Cost Inflation Index – Definition, Users, Calculation, Examples


Cost Inflation Index (CII) is used to estimate the increase in the prices of goods and assets year-by-year due to inflation. It is issued by the central government of India in their official gazette.

This index comes under section 48, of the Income Tax Act, 1961.

The value of the rupee today will not stay the same for tomorrow. The prices keep increasing due to inflation. It is fair to pay more for toothbrushes over the years because of the price rise. Likewise, it is not fair to pay Capital Gain Tax without incorporating the factor of inflation.

Capital gain is the profit you make on selling an asset. It can be real estate, stock, mutual funds, jewelry, etc. If you are selling the asset after 36 months from the date of purchase, it becomes a long-term capital gain. If you are selling an asset after one year from the date of its purchase, the profit becomes a short-term capital gain. The government charges tax on our sale of the asset and they do not wish to let go of the capital gain. Hence, the government charges capital gains tax. Cost inflation index India is an index issued by the Central Board of Direct Taxes and the figures keep changing every financial year.

How is Cost Inflation Index calculated

Cost Inflation Index is calculated to match the prices to the inflation rate. In simple words, an increase in the inflation rate over time will lead to a rise in the prices.

Consumer Price Index compares the current price of a basket of goods and services (which represent the economy) with the cost of the same basket of goods and services in the previous year to calculate the increase in prices.

It is an index used to calculate the notional increase in the value of an asset due to inflation. There are two things that individuals need to keep in mind regarding the cost inflation index.

Firstly, this number will be used to calculate inflation-adjusted cost only for those assets where inflation-adjusted (indexation benefit) is allowed. Therefore, the CII value cannot be used to arrive at LTCG/LTCL on equity mutual funds as the amount that exceeds Rs 1 lakh per fiscal is taxed at a flat rate of 10 per cent without indexation benefit.

Secondly, this CII number will be required to calculate LTCG for FY 2020-21 for the assets where indexation is allowed before levy of LTCG tax. The taxes on these gains will be paid by you while filing your income tax returns (ITR) for FY 2020-21 (AY 2021-22).

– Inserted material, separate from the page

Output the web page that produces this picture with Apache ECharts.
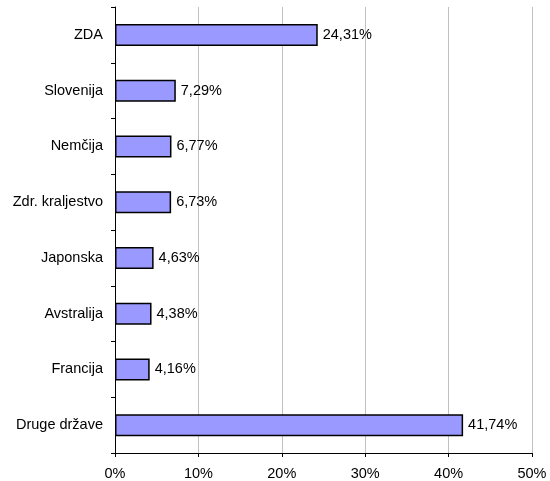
<!DOCTYPE html>
<html>
<head>
<meta charset="utf-8">
<script src="https://cdn.jsdelivr.net/npm/echarts@6/dist/echarts.min.js"></script>
<style>
html,body{margin:0;padding:0;background:#fff;}
#c{width:550px;height:481px;}
</style>
</head>
<body>
<div id="c"></div>
<script>
const categories = ['ZDA', 'Slovenija', 'Nemčija', 'Zdr. kraljestvo', 'Japonska', 'Avstralija', 'Francija', 'Druge države'];
const shares = [24.31, 7.29, 6.77, 6.73, 4.63, 4.38, 4.16, 41.74];
const xTicks = [0, 10, 20, 30, 40, 50];

const chart = echarts.init(document.getElementById('c'), null, {renderer: 'canvas'});
const font = 'Liberation Sans, Arial, sans-serif';
const fs = 14.5;
chart.setOption({
  animation: false,
  backgroundColor: '#ffffff',
  grid: {left: 115, right: 18, top: 7, bottom: 28, containLabel: false},
  xAxis: {
    type: 'value',
    min: xTicks[0],
    max: xTicks[xTicks.length - 1],
    interval: xTicks[1] - xTicks[0],
    axisLine: {show: true, lineStyle: {color: '#000', width: 1}},
    axisTick: {show: true, length: 4, lineStyle: {color: '#000'}},
    axisLabel: {color: '#000', fontFamily: font, fontSize: fs, margin: 13, formatter: v => v + '%'},
    splitLine: {show: true, lineStyle: {color: '#c0c0c0', width: 1}}
  },
  yAxis: {
    type: 'category',
    data: categories,
    inverse: true,
    axisLine: {show: true, lineStyle: {color: '#000', width: 1}},
    axisTick: {show: true, length: 4, alignWithLabel: false, lineStyle: {color: '#000'}},
    axisLabel: {color: '#000', fontFamily: font, fontSize: fs, margin: 12},
    splitLine: {show: false}
  },
  series: [{
    type: 'bar',
    data: shares,
    barWidth: 22,
    itemStyle: {color: '#9999ff', borderColor: '#000', borderWidth: 1.5},
    label: {
      show: true,
      position: 'right',
      distance: 5,
      color: '#000',
      fontFamily: font,
      fontSize: fs,
      formatter: p => p.value.toFixed(2).replace('.', ',') + '%'
    }
  }]
});
</script>
</body>
</html>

The base year is the first year in the index whose value is set at 100. The indexation of years following the base year i s done in accordance with the base year to check their increasing the inflation percentage.

The formula to calculate the cost inflation index is as follows:

Cost Inflation Index (CII) = CII for the year the asset was transferred or sold / CII for the year the asset was acquired or bought

The formula to calculate inflation-adjusted cost price is: (CII of the year of sale/CII for the year of purchase) * Actual cost price.
Important points to be remembered:
  • In case of property received in the will, CII has to be taken for the year in which the property is received. Actual purchase year of the property has to be ignored.
  • Ignore the improvement cost incurred before 1st April 2001.
  • Index benefit is not allowed in case of bonds or debentures except capital indexation bonds or sovereign gold bonds issued by RBI.

CII for the Years

The cost inflation index for FY 2020-21 is 301. Check for other financial year’s CII Value.

Financial Year CII
2009-10 148
2010-11 167
2011-12 184
2012-13 200
2013-14 220
2014-15 240
2015-16 254
2016-17 264
2017-18 272
2018-19 280
2019-20 289
2020-21 301


The Cost Inflation Index (CII) for the financial year 2021-22 is 317.


Suppose, you purchased an apartment for Rs.10 lakhs in Jan 2000 and sold it for Rs.15 lakhs in Jan 2009. Your profit or capital gain is Rs.5 lakhs.

The CII for the year the apartment was bought in is 389. The CII for the year the apartment was sold in is 582.

The cost inflation index is 582/389 = 1.49

While computing tax, CII is multiplied with the purchase price to arrive at the indexed cost of acquisition. This is the actual cost of the asset.

Therefore, the indexed cost of acquisition = 10,00,000 X 1.49 = Rs.14,96,144

The long term capital gain= sale value of the asset- indexed cost of acquisition i.e., 15,00,00- 14,96,144 = Rs.3,856

The tax liability if you use the indexation method is charged at 20 percent. The tax liability will be 20% X 3,856 = Rs.771.2

If you do not use the indexation method, the tax is liable at 10% on the capital gain. The capital in this case is sale price of the apartment – cost of acquisition = 15,00,000 – 10,00,000 = Rs.5,00,000. The capital gains tax is 10% X 5,00,000 = Rs.50,000.

When you index, it helps you save taxes. It helps you adjust the purchasing price of the apartment with the current market prices.


Cost Inflation Index (CII) is one of the most important economic indicators for an economy, as it is used to calculate inflation. All the other factors influenced by the CII are mentioned in the different sections in the article.